> [Plotting code records]:

● ● ●

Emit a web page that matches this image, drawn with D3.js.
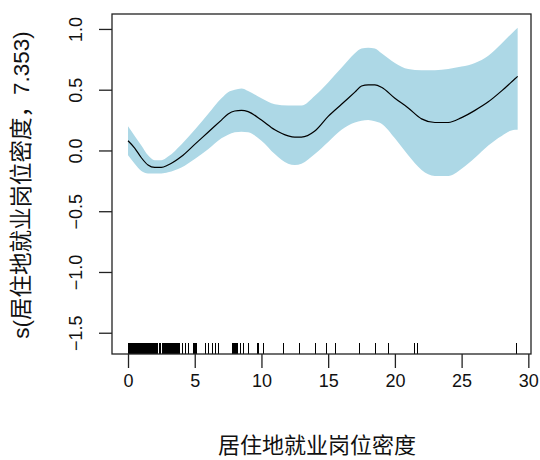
<!DOCTYPE html>
<html>
<head>
<meta charset="utf-8">
<script src="https://cdn.jsdelivr.net/npm/d3@7"></script>
<style>
  html, body { margin: 0; padding: 0; background: #fff; }
  svg { display: block; }
</style>
</head>
<body>
<script>
// Smooth term estimate and its confidence band
const xs    = [0, 0.5, 1, 1.5, 2, 2.5, 3, 4, 5, 6, 7, 7.5, 8, 8.5, 9, 10, 11, 12, 12.5, 13, 14, 15, 16, 17, 17.5, 18, 18.5, 19, 20, 21, 22, 23, 24, 25, 26, 27, 28, 29, 29.2];
const fit   = [0.08, 0.02, -0.06, -0.12, -0.14, -0.14, -0.12, -0.05, 0.05, 0.15, 0.25, 0.30, 0.325, 0.33, 0.32, 0.25, 0.17, 0.12, 0.11, 0.11, 0.16, 0.28, 0.38, 0.48, 0.53, 0.54, 0.54, 0.52, 0.43, 0.35, 0.26, 0.23, 0.23, 0.27, 0.33, 0.40, 0.49, 0.59, 0.61];
const upper = [0.20, 0.12, 0.04, -0.04, -0.08, -0.08, -0.05, 0.05, 0.17, 0.30, 0.43, 0.48, 0.50, 0.51, 0.49, 0.43, 0.38, 0.37, 0.37, 0.37, 0.45, 0.56, 0.68, 0.80, 0.84, 0.845, 0.84, 0.80, 0.72, 0.67, 0.66, 0.66, 0.67, 0.69, 0.72, 0.78, 0.88, 0.99, 1.01];
const lower = [-0.04, -0.11, -0.17, -0.19, -0.19, -0.19, -0.18, -0.14, -0.07, 0.01, 0.10, 0.13, 0.15, 0.155, 0.15, 0.08, -0.03, -0.11, -0.12, -0.11, -0.03, 0.07, 0.17, 0.23, 0.245, 0.25, 0.24, 0.22, 0.10, -0.04, -0.16, -0.21, -0.21, -0.15, -0.06, 0.04, 0.12, 0.17, 0.17];

// Observed covariate values shown as a rug
const rugX = [0.02, 0.1, 0.18, 0.25, 0.33, 0.4, 0.48, 0.55, 0.62, 0.7, 0.78, 0.85, 0.92, 1.0, 1.08, 1.15, 1.22, 1.3, 1.38, 1.45, 1.52, 1.6, 1.68, 1.75, 1.82, 1.9, 1.98, 2.05, 2.12, 2.2, 2.3, 2.38,
  2.55, 2.62, 2.7, 2.78, 2.85, 2.92, 3.0, 3.08, 3.15, 3.22, 3.3, 3.38, 3.45, 3.52, 3.6, 3.68, 3.75, 3.85,
  4.05, 4.28, 4.52, 4.9, 4.98, 5.05, 5.12, 5.78, 6.03, 6.28, 6.53, 6.77,
  7.78, 7.85, 7.92, 8.0, 8.08, 8.15, 8.4, 8.65, 9.0, 9.7, 9.75, 10.1, 10.15,
  11.6, 12.85, 14.03, 14.8, 15.5, 17.3, 18.5, 19.5, 21.4, 21.65, 29.05];

const xTicks = [0, 5, 10, 15, 20, 25, 30];
const yTicks = [-1.5, -1.0, -0.5, 0.0, 0.5, 1.0];

const xTitle = "居住地就业岗位密度";
const yTitle = "s(居住地就业岗位密度，7.353)";

const W = 540, H = 460;
const box = { left: 112, right: 531, top: 14, bottom: 354 };

const svg = d3.select("body").append("svg")
  .attr("width", W).attr("height", H)
  .style("background", "#fff");

const x = d3.scaleLinear().domain([-1.2, 30.2]).range([box.left, box.right]);
const y = d3.scaleLinear().domain([-1.675, 1.123]).range([box.bottom, box.top]);

const pts = xs.map((v, i) => ({ x: v, f: fit[i], lo: lower[i], hi: upper[i] }));

// Confidence band
svg.append("path")
  .datum(pts)
  .attr("fill", "#ADD8E6")
  .attr("d", d3.area()
    .x(d => x(d.x))
    .y0(d => y(d.lo))
    .y1(d => y(d.hi))
    .curve(d3.curveMonotoneX));

// Estimated smooth
svg.append("path")
  .datum(pts)
  .attr("fill", "none")
  .attr("stroke", "#000")
  .attr("stroke-width", 1.2)
  .attr("d", d3.line()
    .x(d => x(d.x))
    .y(d => y(d.f))
    .curve(d3.curveMonotoneX));

// Rug
svg.append("g")
  .selectAll("line")
  .data(rugX)
  .join("line")
  .attr("x1", d => Math.round(x(d)) + 0.5)
  .attr("x2", d => Math.round(x(d)) + 0.5)
  .attr("y1", box.bottom)
  .attr("y2", box.bottom - 11)
  .attr("stroke", "#000")
  .attr("stroke-width", 1);

// Plot frame
svg.append("rect")
  .attr("x", box.left).attr("y", box.top)
  .attr("width", box.right - box.left)
  .attr("height", box.bottom - box.top)
  .attr("fill", "none")
  .attr("stroke", "#222")
  .attr("stroke-width", 1.3);

// Axes
const xAxis = d3.axisBottom(x).tickValues(xTicks).tickSize(14).tickPadding(6)
  .tickFormat(d3.format("d"));
const gx = svg.append("g").attr("transform", `translate(0,${box.bottom})`).call(xAxis);
gx.select(".domain").remove();
gx.selectAll("line").attr("stroke", "#222").attr("stroke-width", 1.3);
gx.selectAll("text")
  .attr("font-family", "'Liberation Sans', Arial, sans-serif")
  .attr("font-size", 18)
  .attr("fill", "#111");

const yAxis = d3.axisLeft(y).tickValues(yTicks).tickSize(13)
  .tickFormat(d3.format(".1f"));
const gy = svg.append("g").attr("transform", `translate(${box.left},0)`).call(yAxis);
gy.select(".domain").remove();
gy.selectAll("line").attr("stroke", "#222").attr("stroke-width", 1.3);
gy.selectAll("text")
  .attr("font-family", "'Liberation Sans', Arial, sans-serif")
  .attr("font-size", 18)
  .attr("fill", "#111")
  .attr("text-anchor", "middle")
  .attr("dy", "0")
  .attr("x", 0)
  .attr("transform", "translate(-36,0) rotate(-90)")
  .attr("dominant-baseline", "central");

// Axis titles
svg.append("text")
  .attr("x", 317).attr("y", 453)
  .attr("text-anchor", "middle")
  .attr("font-family", "'Noto Sans CJK SC', sans-serif")
  .attr("font-size", 22)
  .attr("fill", "#111")
  .text(xTitle);

svg.append("text")
  .attr("transform", "translate(29,185) rotate(-90)")
  .attr("text-anchor", "middle")
  .attr("font-family", "'Liberation Sans', 'Noto Sans CJK SC', sans-serif")
  .attr("font-size", 22.5)
  .attr("fill", "#111")
  .text(yTitle);
</script>
</body>
</html>
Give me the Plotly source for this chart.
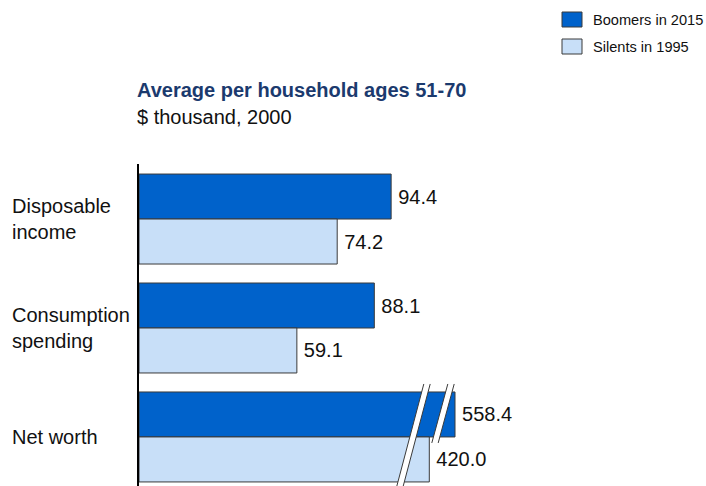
import plotly.graph_objects as go

# ---- data ----
categories = ["Disposable<br>income", "Consumption<br>spending", "Net worth"]
series_names = ["Boomers in 2015", "Silents in 1995"]
boomers = [94.4, 88.1, 558.4]
silents = [74.2, 59.1, 420.0]

# ---- style ----
C_BOOM = "#0062CB"
C_SIL = "#C8DFF8"
C_EDGE = "#3a3a3a"
FONT = "Liberation Sans, Arial, sans-serif"
FS = 20
W, H = 706, 486
ML, MR, MT, MB = 139, 6, 164, 0
PW = W - ML - MR
PH = H - MT - MB

# main scale (px per unit) and broken scale for net worth
K1 = 2.671
X1_MAX = PW / K1
# broken axis for the last category: chosen so bars keep their visual lengths
K2 = 0.18569
X2_MIN = -1143.4
X2_MAX = X2_MIN + PW / K2

PAD = "\u2009"  # small gap between bar end and its value label

fig = go.Figure()

small_idx = [0, 1]
big_idx = [2]
for name, vals, col in [(series_names[0], boomers, C_BOOM), (series_names[1], silents, C_SIL)]:
    fig.add_trace(go.Bar(
        y=[categories[i] for i in small_idx], x=[vals[i] for i in small_idx],
        orientation="h", name=name, marker=dict(color=col, line=dict(color=C_EDGE, width=1)),
        text=[PAD + f"{vals[i]:.1f}" for i in small_idx], textposition="outside",
        textfont=dict(family=FONT, size=FS, color="#111"), cliponaxis=False,
        offsetgroup=name, xaxis="x", yaxis="y", showlegend=False,
    ))
for name, vals, col in [(series_names[0], boomers, C_BOOM), (series_names[1], silents, C_SIL)]:
    fig.add_trace(go.Bar(
        y=[categories[i] for i in big_idx], x=[vals[i] - X2_MIN for i in big_idx],
        base=[X2_MIN for _ in big_idx],
        orientation="h", name=name, marker=dict(color=col, line=dict(color=C_EDGE, width=1)),
        text=[PAD + f"{vals[i]:.1f}" for i in big_idx], textposition="outside",
        textfont=dict(family=FONT, size=FS, color="#111"), cliponaxis=False,
        offsetgroup=name, xaxis="x2", yaxis="y", showlegend=False,
    ))

# axis-break marks (decoration) in main-axis units / category units
def px2x(px):
    return (px - ML) / K1

def py2y(py):
    # category index 2 centre sits at 437px, 109px per category
    return 2 + (py - 437) / 109.0

shapes = []
for (xb, yb, xt, yt) in [(399, 490, 427, 384), (435, 443, 451, 384)]:
    hw = 3.2
    path = (f"M{px2x(xb-hw)},{py2y(yb)} L{px2x(xt-hw)},{py2y(yt)} "
            f"L{px2x(xt+hw)},{py2y(yt)} L{px2x(xb+hw)},{py2y(yb)} Z")
    shapes.append(dict(type="path", xref="x", yref="y", path=path,
                       fillcolor="white", line=dict(width=0), layer="above"))
    for s in (-hw, hw):
        shapes.append(dict(type="line", xref="x", yref="y",
                           x0=px2x(xb + s), y0=py2y(yb), x1=px2x(xt + s), y1=py2y(yt),
                           line=dict(color=C_EDGE, width=1), layer="above"))

# legend (drawn manually)
def pxx(px):
    return (px - ML) / PW

def pyy(py):
    return (H - MB - py) / PH

annotations = []
for i, (name, col) in enumerate([(series_names[0], C_BOOM), (series_names[1], C_SIL)]):
    top = 12 + i * 27
    shapes.append(dict(type="rect", xref="paper", yref="paper",
                       x0=pxx(562), x1=pxx(582), y0=pyy(top + 15), y1=pyy(top),
                       fillcolor=col, line=dict(color=C_EDGE, width=1)))
    annotations.append(dict(text=name, xref="paper", yref="paper", x=pxx(591), y=pyy(top + 7.5),
                            xanchor="left", yanchor="middle", showarrow=False,
                            font=dict(family=FONT, size=14.6, color="#111")))

# category labels
for c in categories:
    annotations.append(dict(text=c, xref="paper", yref="y", x=pxx(10), y=c,
                            xanchor="left", yanchor="middle", align="left", showarrow=False,
                            font=dict(family=FONT, size=FS, color="#111")))

# title and subtitle
annotations.append(dict(text="<b>Average per household ages 51-70</b>", xref="paper", yref="paper",
                        x=pxx(135), y=pyy(90), xanchor="left", yanchor="middle", showarrow=False,
                        font=dict(family=FONT, size=FS, color="#1B3A6E")))
annotations.append(dict(text="$ thousand, 2000", xref="paper", yref="paper",
                        x=pxx(135), y=pyy(117), xanchor="left", yanchor="middle", showarrow=False,
                        font=dict(family=FONT, size=FS, color="#111")))

fig.update_layout(
    width=W, height=H, margin=dict(l=ML, r=MR, t=MT, b=MB, pad=0),
    paper_bgcolor="white", plot_bgcolor="white",
    barmode="group", bargap=19 / 109, bargroupgap=0,
    xaxis=dict(range=[0, X1_MAX], visible=False, fixedrange=True),
    xaxis2=dict(range=[X2_MIN, X2_MAX], overlaying="x", visible=False, fixedrange=True),
    yaxis=dict(type="category", categoryorder="array", categoryarray=categories,
               range=[2.45, -0.505], showticklabels=False, ticks="", showgrid=False,
               showline=True, linecolor="#000", linewidth=2, zeroline=False, fixedrange=True),
    shapes=shapes, annotations=annotations, showlegend=False,
)

fig.write_html("out.html")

● ● ●

> [Requirement]: Copy the lines above exactly, starting with the line that contains "Give me the Plotly source for this chart." and ending with the line that contains "fig = go.Figure()", and leave out any pictures.

> [Completed task]:
Give me the Plotly source for this chart.
import plotly.graph_objects as go

# ---- data ----
categories = ["Disposable<br>income", "Consumption<br>spending", "Net worth"]
series_names = ["Boomers in 2015", "Silents in 1995"]
boomers = [94.4, 88.1, 558.4]
silents = [74.2, 59.1, 420.0]

# ---- style ----
C_BOOM = "#0062CB"
C_SIL = "#C8DFF8"
C_EDGE = "#3a3a3a"
FONT = "Liberation Sans, Arial, sans-serif"
FS = 20
W, H = 706, 486
ML, MR, MT, MB = 139, 6, 164, 0
PW = W - ML - MR
PH = H - MT - MB

# main scale (px per unit) and broken scale for net worth
K1 = 2.671
X1_MAX = PW / K1
# broken axis for the last category: chosen so bars keep their visual lengths
K2 = 0.18569
X2_MIN = -1143.4
X2_MAX = X2_MIN + PW / K2

PAD = "\u2009"  # small gap between bar end and its value label

fig = go.Figure()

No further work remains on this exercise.